◆ DATASET EXCERPT:
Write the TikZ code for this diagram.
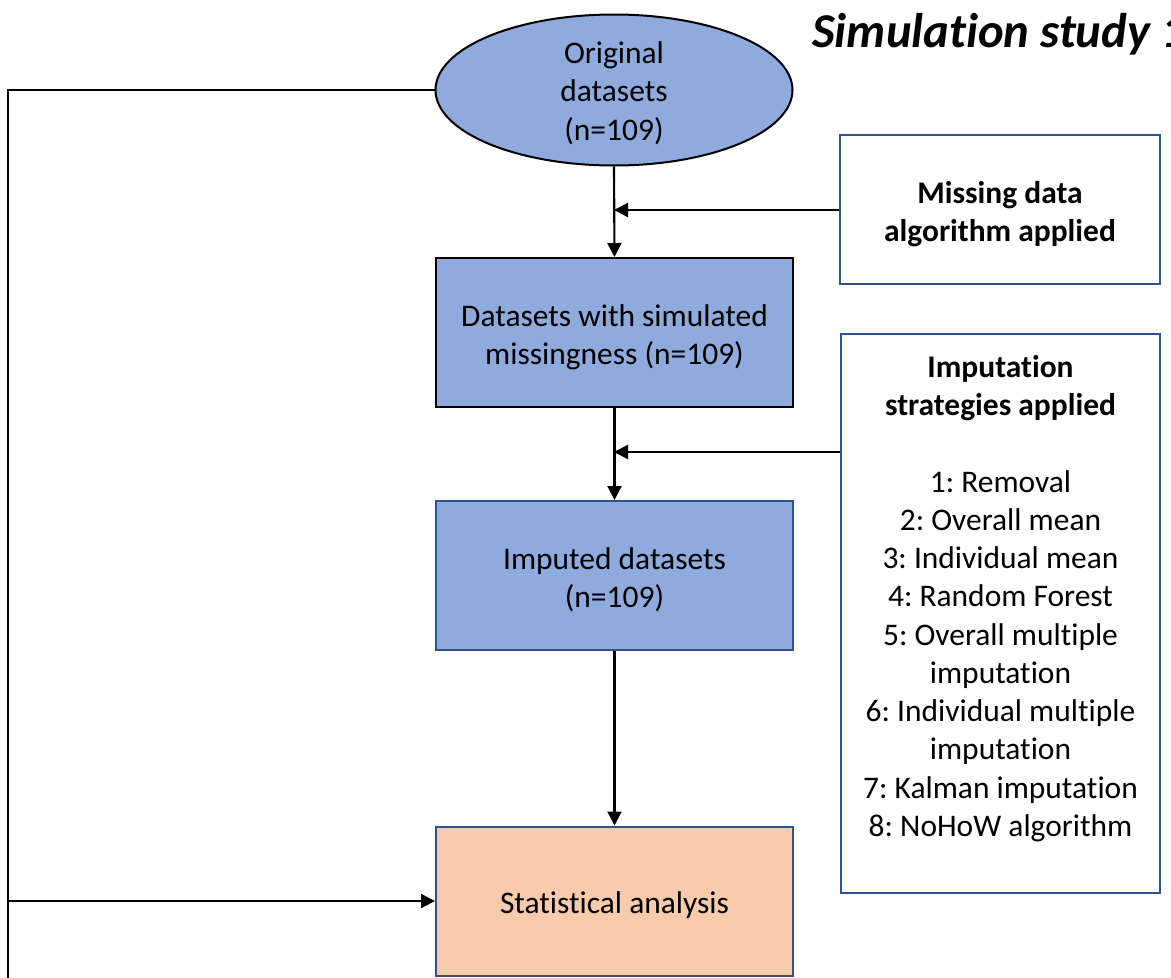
\documentclass[tikz,border=0pt]{standalone}
\usepackage{fontspec}
\setmainfont{Carlito}[Ligatures=NoCommon]
\usetikzlibrary{shapes.geometric,arrows.meta}
\definecolor{blueF}{HTML}{8FAADC}
\definecolor{peachF}{HTML}{F8CBAD}
\definecolor{navy}{HTML}{2F528F}
\frenchspacing
\newcommand{\lowstrut}{\rule{0pt}{23pt}}
\begin{document}
\begin{tikzpicture}[x=0.75pt,y=-0.75pt,
  txt/.style={font=\fontsize{23.6}{28.7}\selectfont, align=center, inner sep=0pt},
  bluebox/.style={draw=black, fill=blueF, line width=1.5pt, minimum width=267.75pt, minimum height=111.75pt, inner sep=0pt, txt},
  sidebox/.style={draw=navy, fill=white, line width=1.5pt, inner sep=0pt, txt},
  arr/.style={line width=1.6pt, -{Triangle[length=10.5pt,width=10.5pt]}},
  thinline/.style={line width=0.9pt}]
\useasboundingbox (0,0) rectangle (1171,978);
\fill[white] (0,0) rectangle (1171,978);
% title
\begin{scope}
\clip (0,0) rectangle (1171,978);
\node[anchor=base west, inner sep=0pt, font=\fontsize{36.5}{44}\selectfont\bfseries\itshape] (title) at (812,47) {Simulation study 1};
\end{scope}
% main column
\node[ellipse, draw=black, fill=blueF, line width=1.5pt, minimum width=267.75pt, minimum height=113.25pt, inner sep=0pt] (orig) at (614,90) {};
\node[txt] (origtext) at (614,93) {Original\\datasets\\(n=109)};
\node[bluebox] (sim) at (614.5,332.5) {\lowstrut Datasets with simulated\\missingness (n=109)};
\node[bluebox, draw=navy] (imp) at (614.5,575.5) {\lowstrut Imputed datasets\\(n=109)};
\node[bluebox, draw=navy, fill=peachF] (stat) at (614.5,901) {\lowstrut Statistical analysis};
% side boxes
\node[sidebox, minimum width=240pt, minimum height=111.75pt] (mda) at (1000,209.5) {\lowstrut\bfseries Missing data\\\bfseries algorithm applied};
\node[sidebox, minimum width=239.25pt, minimum height=419.25pt] (strat) at (1000.5,613.5) {};
\node[txt] (strattext) at (1000.5,598.5) {\bfseries Imputation\\\bfseries strategies applied\\[28.7pt]1: Removal\\2: Overall mean\\3: Individual mean\\4: Random Forest\\5: Overall multiple\\imputation\\6: Individual multiple\\imputation\\7: Kalman imputation\\8: NoHoW algorithm};
% connectors
\coordinate (j1) at (614,210);
\coordinate (j2) at (614,452);
\draw[arr] (orig.south) -- (sim.north);
\draw[arr] (mda.west |- j1) -- (j1);
\draw[arr] (sim.south) -- (imp.north);
\draw[arr] (strat.west |- j2) -- (j2);
\draw[arr] (imp.south) -- (stat.north);
% left loop
\coordinate (lc) at (8,90);
\coordinate (lb) at (8,980);
\coordinate (la) at (8,901);
\draw[thinline] (orig.west) -- (lc) -- (lb);
\draw[arr] (la) -- (stat.west);
\end{tikzpicture}
\end{document}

◆ EXERCISE DIRECTIONS: Every line of the data above should be quoted exactly. Omit the pictures.

◆ COMPLETED EXERCISE:
Write the TikZ code for this diagram.
\documentclass[tikz,border=0pt]{standalone}
\usepackage{fontspec}
\setmainfont{Carlito}[Ligatures=NoCommon]
\usetikzlibrary{shapes.geometric,arrows.meta}
\definecolor{blueF}{HTML}{8FAADC}
\definecolor{peachF}{HTML}{F8CBAD}
\definecolor{navy}{HTML}{2F528F}
\frenchspacing
\newcommand{\lowstrut}{\rule{0pt}{23pt}}
\begin{document}
\begin{tikzpicture}[x=0.75pt,y=-0.75pt,
  txt/.style={font=\fontsize{23.6}{28.7}\selectfont, align=center, inner sep=0pt},
  bluebox/.style={draw=black, fill=blueF, line width=1.5pt, minimum width=267.75pt, minimum height=111.75pt, inner sep=0pt, txt},
  sidebox/.style={draw=navy, fill=white, line width=1.5pt, inner sep=0pt, txt},
  arr/.style={line width=1.6pt, -{Triangle[length=10.5pt,width=10.5pt]}},
  thinline/.style={line width=0.9pt}]
\useasboundingbox (0,0) rectangle (1171,978);
\fill[white] (0,0) rectangle (1171,978);
% title
\begin{scope}
\clip (0,0) rectangle (1171,978);
\node[anchor=base west, inner sep=0pt, font=\fontsize{36.5}{44}\selectfont\bfseries\itshape] (title) at (812,47) {Simulation study 1};
\end{scope}
% main column
\node[ellipse, draw=black, fill=blueF, line width=1.5pt, minimum width=267.75pt, minimum height=113.25pt, inner sep=0pt] (orig) at (614,90) {};
\node[txt] (origtext) at (614,93) {Original\\datasets\\(n=109)};
\node[bluebox] (sim) at (614.5,332.5) {\lowstrut Datasets with simulated\\missingness (n=109)};
\node[bluebox, draw=navy] (imp) at (614.5,575.5) {\lowstrut Imputed datasets\\(n=109)};
\node[bluebox, draw=navy, fill=peachF] (stat) at (614.5,901) {\lowstrut Statistical analysis};
% side boxes
\node[sidebox, minimum width=240pt, minimum height=111.75pt] (mda) at (1000,209.5) {\lowstrut\bfseries Missing data\\\bfseries algorithm applied};
\node[sidebox, minimum width=239.25pt, minimum height=419.25pt] (strat) at (1000.5,613.5) {};
\node[txt] (strattext) at (1000.5,598.5) {\bfseries Imputation\\\bfseries strategies applied\\[28.7pt]1: Removal\\2: Overall mean\\3: Individual mean\\4: Random Forest\\5: Overall multiple\\imputation\\6: Individual multiple\\imputation\\7: Kalman imputation\\8: NoHoW algorithm};
% connectors
\coordinate (j1) at (614,210);
\coordinate (j2) at (614,452);
\draw[arr] (orig.south) -- (sim.north);
\draw[arr] (mda.west |- j1) -- (j1);
\draw[arr] (sim.south) -- (imp.north);
\draw[arr] (strat.west |- j2) -- (j2);
\draw[arr] (imp.south) -- (stat.north);
% left loop
\coordinate (lc) at (8,90);
\coordinate (lb) at (8,980);
\coordinate (la) at (8,901);
\draw[thinline] (orig.west) -- (lc) -- (lb);
\draw[arr] (la) -- (stat.west);
\end{tikzpicture}
\end{document}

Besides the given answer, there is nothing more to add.